Nation & World

As moon landing anniversary arrives, astronaut Christina Koch makes history of her own

As a young girl, Christina Koch gazed up at the night sky through her family’s telescope in the backyard of her eastern North Carolina home.

Now, at age 40, she looks down at her hometown of Jacksonville through the glare of a space helmet from 200 miles up — traveling at 17,500 mph — aboard the International Space Station.

“Most kids probably dream of becoming an astronaut. I was just the one that never grew out of it,” said Koch in an interview Monday with The News & Observer from the space station.

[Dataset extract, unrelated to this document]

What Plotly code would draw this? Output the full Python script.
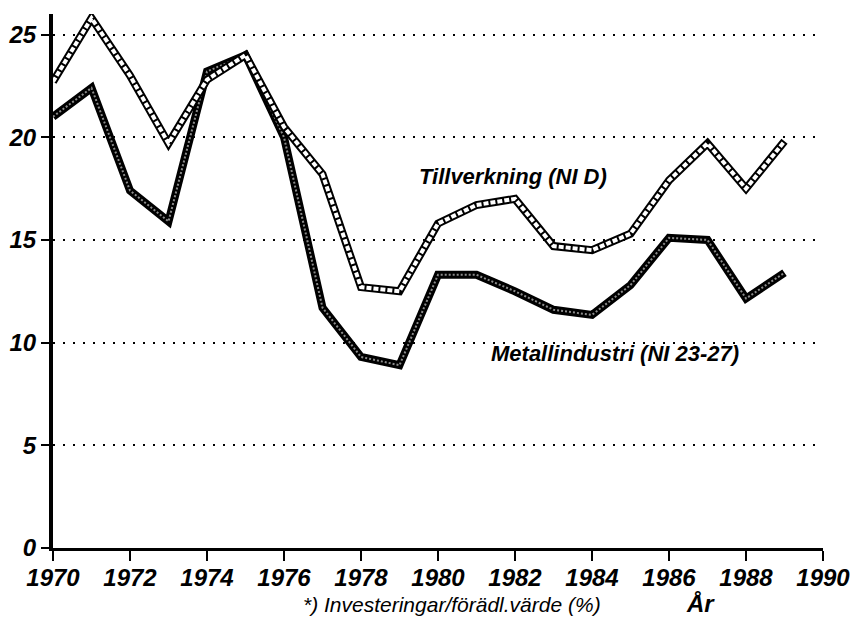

Koch, a graduate of N.C. State University, left for space March 14 and has been in orbit for just over 100 days as a flight engineer for NASA’s expedition 59 and 60.

She spoke to The News & Observer, microphone in hand, while hovering inside the space station. Her curly hair floated around her head, waving back and forth as if she were underwater.

“Raleigh News & Observer, the International Space Station has you loud and clear,” Koch said to kick off the interview.

Her time in space coincides with a historic moment — the 50th anniversary of Apollo 11, the NASA spaceflight that landed the first two people on the moon.

Monday, she reflected on her own time orbiting the Earth so far. She answered questions about her early interest in space exploration, how her time at the North Carolina School of Science and Math and NC State prepared her, and how she is now a part of the space program’s history as she lives on the space station and conducts experiments.

She said she feels honored to contribute to the program she has admired her entire life. Her mission is expected to make history. If all goes as planned, Koch will be the first woman astronaut to stay in orbit for more than 300 days. In February, her 328 days will break the record for NASA’s longest continuous spaceflight by a woman. The current U.S. record is Scott Kelly’s 340 days.

Koch’s first spacewalk originally was planned with astronaut Anne McClain. It would have been NASA’s first all-female spacewalk, but there weren’t enough space suits to fit the two women. Instead, on March 29, she and fellow astronaut Nick Hague worked outside in the vacuum of space for 6 hours and 45 minutes to upgrade the International Space Station’s power storage capacity.

The spacewalk wasn’t just an incredible personal achievement, Koch said, but also an honor professionally because she is a piece of the International Space Station’s puzzle.

“I’m able to contribute to this program to keep the space station running at peak capacity at all times,” Koch said.

The spacewalk also changed her perspective on how she sees the world. It’s different from just looking out the window of the space station because she’s immersed in the vacuum of space.

“When you look down on the earth, you’re one less step removed than when you’re inside,” Koch said. “And that leads you to think how much more amazing it would be to walk on another celestial body and have your view of the Earth encompass the entire Earth.”

“To have that view... and to recognize that all of humanity clings to our planet together as one,” she said.

NASA has plans to send its second set of astronauts to the moon in 2024 for the first moon mission since 1972. This go-round, a woman could step foot on the moon’s surface for the first time.

“It’s incredibly exciting, and that means someone in our astronaut corps today will be the person or the people to walk on the moon next,” Koch said.

And beyond the moon, a mission to Mars could happen in Koch’s lifetime.

“As astronauts one of the things that we sign up for is to be ready for any eventuality,” Koch said. “We would all be ready and it would be an honor for all of us to be able to do that.”


How did we report this story?

Doing an interview from space with NC state graduate Christina Koch — orbiting earth on the International Space Station — presented some logistical details to work through. After requesting the interview from NASA in April, we were told we could have a 10-minute window of time on July 1 and would learn just a few days before when that would be.

When the day came, NASA called The News & Observer about an hour before the scheduled time. ABC11, The N&O’s newsgathering partner, had a 10-minute slot before us. Then we waited. During ABC11’s interview, we watched Koch do a flip to illustrate microgravity.

We had a script to follow to ensure that Koch could hear us, and we could hear her — a sound check of sorts. Our reporter, Kate Murphy, spoke to Koch on a landline while watching her on NASA’s online TV channel. But due to a lag between question and answer — about 1 minute and a half — we eventually muted the channel. The interview was live on NASA’s website, so the world could watch as we learned how Koch is making history in outer space.